Yorkshire Water opens door to data for ‘citizen regulation’

Yorkshire Water to make data public
Yorkshire Water wants 'citizen regulators' to hold its performance to account

Yorkshire Water has announced that it aims to release the majority of its operational and service data by 2020, in a bid to increase transparency and boost operational performance, starting with a release of historic leakage data, acoustic leakage detection data and pollution incident data.

Following consultation with the public and data users, it will then commit to a two-year programme of data releases until it reaches an ‘open by default’ position – the first water company to do so.

To achieve this open data aim, the firm has partnered with the Open Data Institute (ODI) In Leeds, with the only exceptions being personal identifiable data and information with security implications.

In this way, the company aims to create a new cohort of ‘citizen regulators’, holding the company to account on its performance and stimulating innovation. In future, customers could create their own service dashboards, tracking the company’s performance in areas which matters to them the most.

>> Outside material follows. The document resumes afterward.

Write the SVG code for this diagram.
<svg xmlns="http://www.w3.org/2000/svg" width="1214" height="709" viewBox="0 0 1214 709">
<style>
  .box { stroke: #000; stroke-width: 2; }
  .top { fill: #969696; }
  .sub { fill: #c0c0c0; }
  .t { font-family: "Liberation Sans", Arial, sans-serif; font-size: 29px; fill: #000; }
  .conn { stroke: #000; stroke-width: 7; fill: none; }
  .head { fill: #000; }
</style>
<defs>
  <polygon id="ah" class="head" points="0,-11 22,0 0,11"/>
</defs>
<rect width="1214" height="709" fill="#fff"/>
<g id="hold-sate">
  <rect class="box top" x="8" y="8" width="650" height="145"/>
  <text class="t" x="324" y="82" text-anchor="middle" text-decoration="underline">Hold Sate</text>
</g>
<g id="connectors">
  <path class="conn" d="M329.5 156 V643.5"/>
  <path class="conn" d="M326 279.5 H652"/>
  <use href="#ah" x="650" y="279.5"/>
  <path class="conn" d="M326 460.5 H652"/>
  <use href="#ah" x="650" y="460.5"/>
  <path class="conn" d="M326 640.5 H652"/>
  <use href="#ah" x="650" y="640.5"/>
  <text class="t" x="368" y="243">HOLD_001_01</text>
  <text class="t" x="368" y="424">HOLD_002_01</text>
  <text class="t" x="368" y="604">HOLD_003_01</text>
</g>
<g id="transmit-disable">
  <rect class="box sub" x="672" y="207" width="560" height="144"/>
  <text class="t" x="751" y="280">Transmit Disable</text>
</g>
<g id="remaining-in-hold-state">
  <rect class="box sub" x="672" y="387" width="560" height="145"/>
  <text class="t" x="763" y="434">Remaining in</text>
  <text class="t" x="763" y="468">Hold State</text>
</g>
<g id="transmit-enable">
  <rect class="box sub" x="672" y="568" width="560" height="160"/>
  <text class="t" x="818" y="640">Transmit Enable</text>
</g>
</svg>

Working with Leeds ODI, the company will hold a series of events to kick-start the open data process. On March 24, a one day workshop will give users their first look at the leakage data and will also ask them what Yorkshire Water’s priorities for future data release should be. This will coincide with the company publishing the full data set for its leakage performance for the last year on the Data Mill North. Yorkshire Water will profile its programme at the Leeds Digital Festival in April and will then hold a full hackathon in May working with the released data.

The hackathon will allow people who would not normally access the date to work with it, providing insights, innovation and new ideas and could aid to quicker detection and resolution of leakage.

Richard Flint, chief executive at Yorkshire Water, said: “By sharing data sets through Leeds ODI we want to encourage data scientists and analysts to become something akin to citizen auditors who are able to openly and freely monitor our performance and hold us to account.

“By 2020, it is our aim that all our operational data will be available for public scrutiny. This approach will also expand intelligence of our infrastructure, helping us to predict and prevent incidents, such as leakage, which is what our customers demand and deserve. We also want to collaborate with other agencies and authorities in the region to see if our data can be combined with theirs to benefit the communities we all serve.”